The MCP architecture also enables composability. Berry’s tools can chain with other MCP servers—you might combine hallucination detection with automated test generation, or integrate evidence spans with your observability platform. Because it’s protocol-based rather than tightly coupled to a specific IDE, the same verification workflow works whether your team uses Cursor, Claude Code, or builds custom tooling on MCP.
Gotcha
Berry’s biggest limitation is its dependency on the external Strawberry verification service. This isn’t just an API key inconvenience—it’s a fundamental architectural constraint. Every verification request leaves your local environment, which means latency, cost per verification, and potential privacy concerns if you’re working with proprietary code.

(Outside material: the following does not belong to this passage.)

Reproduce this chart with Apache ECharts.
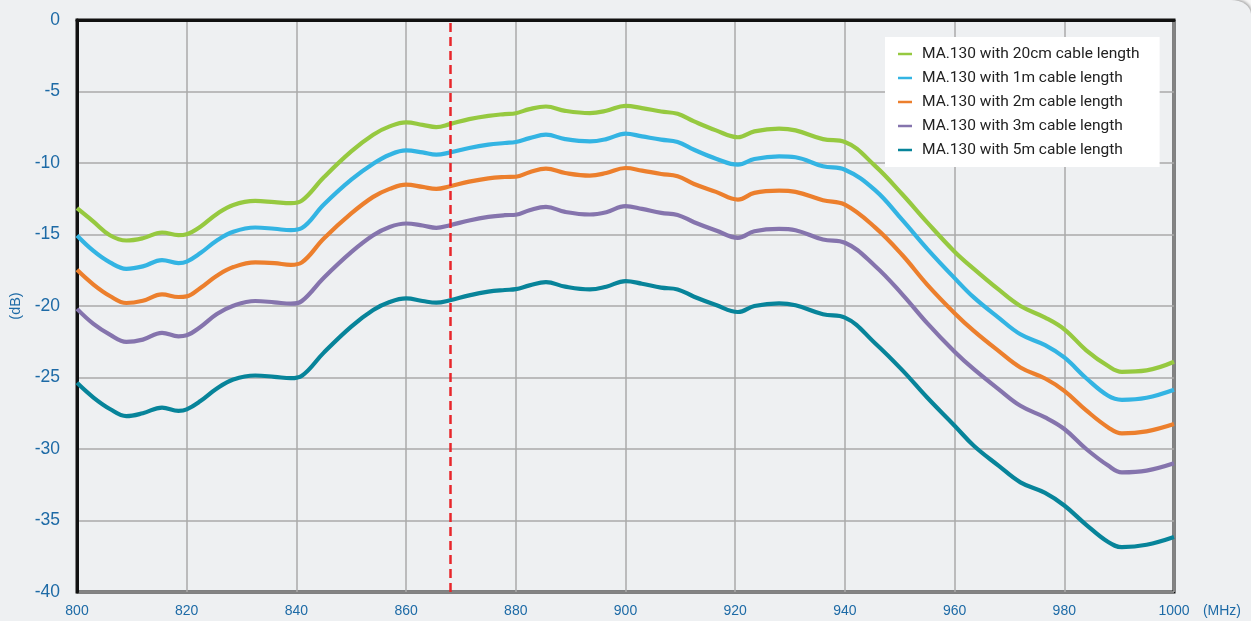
<!DOCTYPE html>
<html>
<head>
<meta charset="utf-8">
<script src="https://cdn.jsdelivr.net/npm/echarts@6/dist/echarts.min.js"></script>
<style>
html,body{margin:0;padding:0;background:#f7f7f7;overflow:hidden;}
#wrap{width:1251px;height:621px;filter:drop-shadow(1px -1px 1.5px rgba(0,0,0,0.35));}
#chart{width:1251px;height:621px;border-top-right-radius:20px 14px;overflow:hidden;}
</style>
</head>
<body>
<div id="wrap"><div id="chart"></div></div>
<script>
const freq = [800,803,806,809,812,815.5,818.5,820,822.5,825.5,828.5,832.5,836,839,841,845,850,854,857,860,863,865.5,868,871.5,875,878,880,882.5,885.5,889,893.5,896.5,900,903,906.5,909.5,912.5,916.5,920.5,923.5,928,931,936,940,945.5,950.5,955,960,963.5,968,972,976.5,980,984,988,990.5,995,1000];
const cable20cm = [-13.15,-14.1,-15.05,-15.42,-15.26,-14.86,-15.05,-14.98,-14.45,-13.56,-12.93,-12.65,-12.74,-12.81,-12.63,-11.0,-9.19,-8.02,-7.44,-7.16,-7.33,-7.49,-7.28,-6.93,-6.7,-6.58,-6.52,-6.23,-6.05,-6.35,-6.51,-6.35,-6.0,-6.16,-6.4,-6.56,-7.09,-7.72,-8.2,-7.79,-7.6,-7.72,-8.33,-8.53,-10.2,-12.2,-14.15,-16.2,-17.4,-18.84,-20.0,-20.81,-21.63,-23.1,-24.2,-24.6,-24.5,-23.9];
const cable1m = [-15.07,-16.15,-16.95,-17.4,-17.23,-16.79,-17.0,-16.9,-16.3,-15.42,-14.81,-14.51,-14.6,-14.7,-14.55,-12.9,-11.16,-10.05,-9.42,-9.12,-9.26,-9.42,-9.26,-8.95,-8.72,-8.6,-8.53,-8.26,-8.02,-8.33,-8.49,-8.33,-7.95,-8.14,-8.37,-8.53,-9.07,-9.7,-10.12,-9.72,-9.53,-9.6,-10.23,-10.47,-11.9,-14.0,-16.0,-18.05,-19.4,-20.81,-21.98,-22.74,-23.6,-25.05,-26.28,-26.56,-26.42,-25.86];
const cable2m = [-17.47,-18.5,-19.3,-19.79,-19.63,-19.19,-19.37,-19.33,-18.74,-17.88,-17.28,-16.95,-17.0,-17.12,-16.95,-15.28,-13.53,-12.37,-11.81,-11.51,-11.67,-11.81,-11.63,-11.3,-11.07,-10.98,-10.96,-10.65,-10.4,-10.7,-10.88,-10.7,-10.35,-10.53,-10.77,-10.93,-11.47,-12.02,-12.56,-12.09,-11.93,-12.02,-12.6,-12.91,-14.5,-16.45,-18.5,-20.5,-21.74,-23.14,-24.3,-25.07,-25.93,-27.3,-28.49,-28.91,-28.77,-28.26];
const cable3m = [-20.2,-21.25,-22.0,-22.51,-22.35,-21.88,-22.12,-22.05,-21.47,-20.56,-19.98,-19.65,-19.74,-19.84,-19.65,-18.02,-16.23,-15.05,-14.47,-14.23,-14.37,-14.53,-14.35,-14.02,-13.77,-13.65,-13.62,-13.3,-13.07,-13.42,-13.6,-13.44,-13.02,-13.21,-13.49,-13.63,-14.14,-14.72,-15.23,-14.77,-14.6,-14.7,-15.35,-15.58,-17.2,-19.2,-21.2,-23.2,-24.42,-25.81,-26.98,-27.79,-28.6,-30.0,-31.16,-31.63,-31.51,-31.0];
const cable5m = [-25.37,-26.4,-27.2,-27.7,-27.5,-27.1,-27.33,-27.23,-26.65,-25.77,-25.14,-24.86,-24.95,-25.05,-24.88,-23.26,-21.44,-20.28,-19.72,-19.47,-19.65,-19.77,-19.6,-19.26,-19.0,-18.88,-18.82,-18.56,-18.33,-18.65,-18.84,-18.65,-18.26,-18.44,-18.72,-18.84,-19.35,-19.93,-20.42,-20.0,-19.81,-19.95,-20.58,-20.81,-22.6,-24.5,-26.4,-28.37,-29.77,-31.16,-32.33,-33.07,-33.95,-35.3,-36.51,-36.86,-36.7,-36.16];
const seriesNames = ['MA.130 with 20cm cable length','MA.130 with 1m cable length','MA.130 with 2m cable length','MA.130 with 3m cable length','MA.130 with 5m cable length'];
const seriesValues = [cable20cm, cable1m, cable2m, cable3m, cable5m];
const seriesColors = ['#96c940','#33b4e3','#ec7f2d','#8574ad','#07849a'];
const markerFreq = 868;

const blue = '#1d6aa6';
const chart = echarts.init(document.getElementById('chart'));
const series = seriesValues.map((vals, i) => ({
  name: seriesNames[i],
  type: 'line',
  data: freq.map((f, j) => [f, vals[j]]),
  smooth: 0.4,
  symbol: 'none',
  lineStyle: { color: seriesColors[i], width: 4.2 },
  itemStyle: { color: seriesColors[i] },
  z: 3
}));
series.push({
  type: 'line',
  data: [],
  silent: true,
  markLine: {
    silent: true,
    symbol: 'none',
    label: { show: false },
    lineStyle: { color: '#e8262b', width: 2.5, type: [9, 5] },
    data: [{ xAxis: markerFreq }]
  }
});
chart.setOption({
  backgroundColor: '#eef0f2',
  animation: false,
  graphic: [{
    type: 'text',
    right: 10, top: 604,
    style: { text: '(MHz)', fill: blue, fontSize: 14, fontFamily: 'Liberation Sans' }
  }],
  grid: {
    left: 77, right: 77, top: 20, bottom: 29,
    show: true, borderColor: '#111', borderWidth: 3, backgroundColor: 'transparent'
  },
  legend: {
    orient: 'vertical',
    left: 885, top: 37,
    backgroundColor: '#ffffff',
    padding: [8, 20, 8, 13],
    itemGap: 6,
    itemWidth: 14, itemHeight: 2.5,
    icon: 'rect',
    data: seriesNames,
    textStyle: { fontFamily: 'Roboto', fontSize: 15.5, color: '#222', lineHeight: 18, padding: [0, 0, 0, 5] }
  },
  xAxis: {
    type: 'value', min: 800, max: 1000, interval: 20,
    axisLine: { show: true, lineStyle: { color: '#111', width: 3 } },
    axisTick: { show: false },
    axisLabel: { color: blue, fontSize: 14, fontFamily: 'Liberation Sans', margin: 12, formatter: v => String(v) },
    splitLine: { show: true, lineStyle: { color: '#aaaaaa', width: 1.5 } }
  },
  yAxis: {
    type: 'value', min: -40, max: 0, interval: 5,
    name: '(dB)', nameLocation: 'middle', nameRotate: 90, nameGap: 52,
    nameTextStyle: { color: blue, fontSize: 14.5, fontFamily: 'Liberation Sans' },
    axisLine: { show: true, lineStyle: { color: '#111', width: 3 } },
    axisTick: { show: false },
    axisLabel: { color: blue, fontSize: 17.5, fontFamily: 'Liberation Sans', margin: 17 },
    splitLine: { show: true, lineStyle: { color: '#aaaaaa', width: 1.5 } }
  },
  series: series
});
</script>
</body>
</html>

The docs don’t clearly specify Strawberry’s pricing model or rate limits, and there’s no documented fallback for offline development. If Strawberry’s service degrades or shuts down, Berry’s core value proposition evaporates.

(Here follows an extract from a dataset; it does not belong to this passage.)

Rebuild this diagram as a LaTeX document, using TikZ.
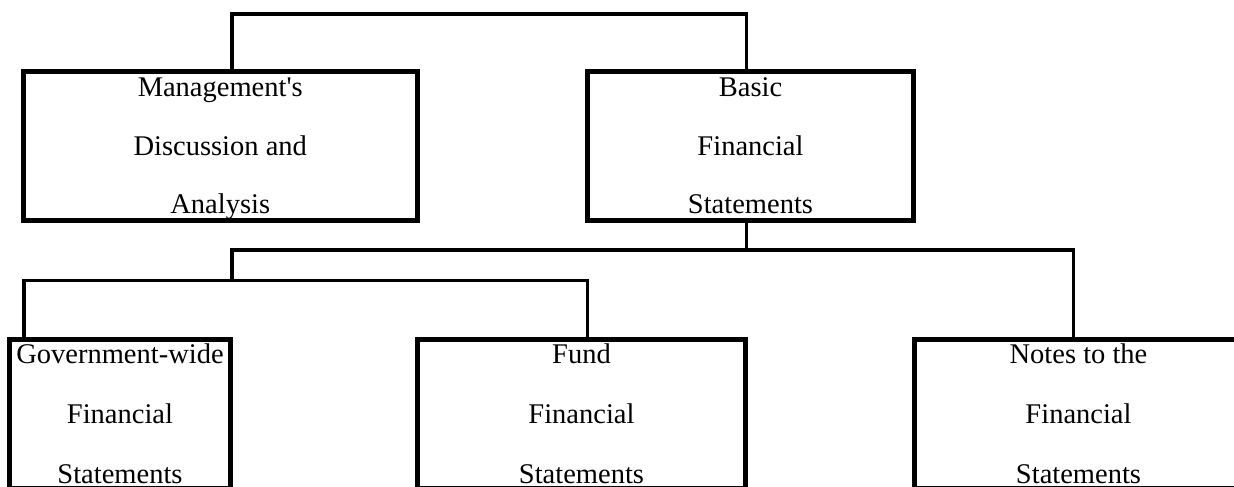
\documentclass[tikz,border=0pt]{standalone}
\usepackage{fontspec}
\setmainfont{Liberation Serif}

\tikzset{
  box/.style={draw, line width=5pt, inner sep=0pt, outer sep=0pt, align=center, anchor=north,
    font=\fontsize{28.5pt}{58.7pt}\selectfont},
  lowbox/.style={box, minimum height=148.5pt, font=\fontsize{28.5pt}{60pt}\selectfont},
  link/.style={line width=3.8pt}
}

\begin{document}
\begin{tikzpicture}[x=1pt, y=-1pt]
    \useasboundingbox (0,0) rectangle (1234,487);
    \clip (0,0) rectangle (1234,487);

    % top row
    \node[box, minimum width=393.5pt, minimum height=148.7pt] (mda) at (220.25,71.5) {Management\textquotesingle s\\Discussion and\\\smash{Analysis}};
    \node[box, minimum width=326pt, minimum height=148.7pt] (basic) at (750.5,71.5) {Basic\\Financial\\Statements};

    % bottom row
    \node[lowbox, minimum width=221.3pt] (gov) at (120,339.5) {Government-wide\\Financial\\Statements};
    \node[lowbox, minimum width=328pt] (fund) at (581.5,339.5) {Fund\\Financial\\Statements};
    \node[lowbox, minimum width=328pt] (notes) at (1078.5,339.5) {Notes to the\\Financial\\Statements};

    \coordinate (rootL) at (232,14);
    \coordinate (rootR) at (746.5,14);
    \coordinate (splitB) at (746.5,250);
    \coordinate (splitL) at (232,250);
    \coordinate (splitR) at (1073.5,250);
    \coordinate (forkL) at (24,280.5);
    \coordinate (forkR) at (587.5,280.5);

    \draw[link] (mda.north -| rootL) -- (rootL) -- (rootR) -- (basic.north -| rootR); % header
    \draw[link] (basic.south -| splitB) -- (splitB);
    \draw[link] (splitL |- forkL) -- (splitL) -- (splitR) -- (notes.north -| splitR);
    \draw[link] (gov.north -| forkL) -- (forkL) -- (forkR) -- (fund.north -| forkR);
\end{tikzpicture}
\end{document}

The Python-only installation (pipx/pip) creates friction for polyglot teams. While Berry theoretically works with any MCP-compatible AI assistant regardless of language, actually getting it installed requires Python tooling. If you’re a Go shop using Cursor, you’re asking developers to maintain a Python environment solely for Berry. The evidence notebook also stores verification results as JSON files in your repository, which could bloat repo size over time—there’s no documented cleanup or retention policy. Finally, the documentation structure suggests complexity: multiple workflow playbooks, configuration files in different locations (.berry/config.json, global MCP settings), and concepts like ‘trace budget auditing’ that aren’t immediately intuitive. Teams will need to invest time understanding the verification model before it becomes effective, which may be a hard sell if hallucinations haven’t yet caused production incidents.
Verdict
Use Berry if you’re working on production systems where AI-generated code needs systematic verification before merge, especially in regulated industries or critical infrastructure where audit trails matter. It’s valuable for teams already experiencing hallucination problems that slip through traditional testing, and the evidence notebook system provides exactly the kind of reproducible verification workflow that mature engineering organizations need. The MCP integration means you’re not locked into a specific IDE, and the policy-as-code model scales across repositories. Skip Berry if you’re in early prototyping phases where code churn makes verification overhead counterproductive, working in non-Python environments where the installation friction outweighs benefits, or your team hasn’t yet felt pain from AI hallucinations (which means traditional code review is catching them). The external API dependency and setup complexity make it overkill for individual developers or small teams who can manually verify AI suggestions faster than configuring workflow policies.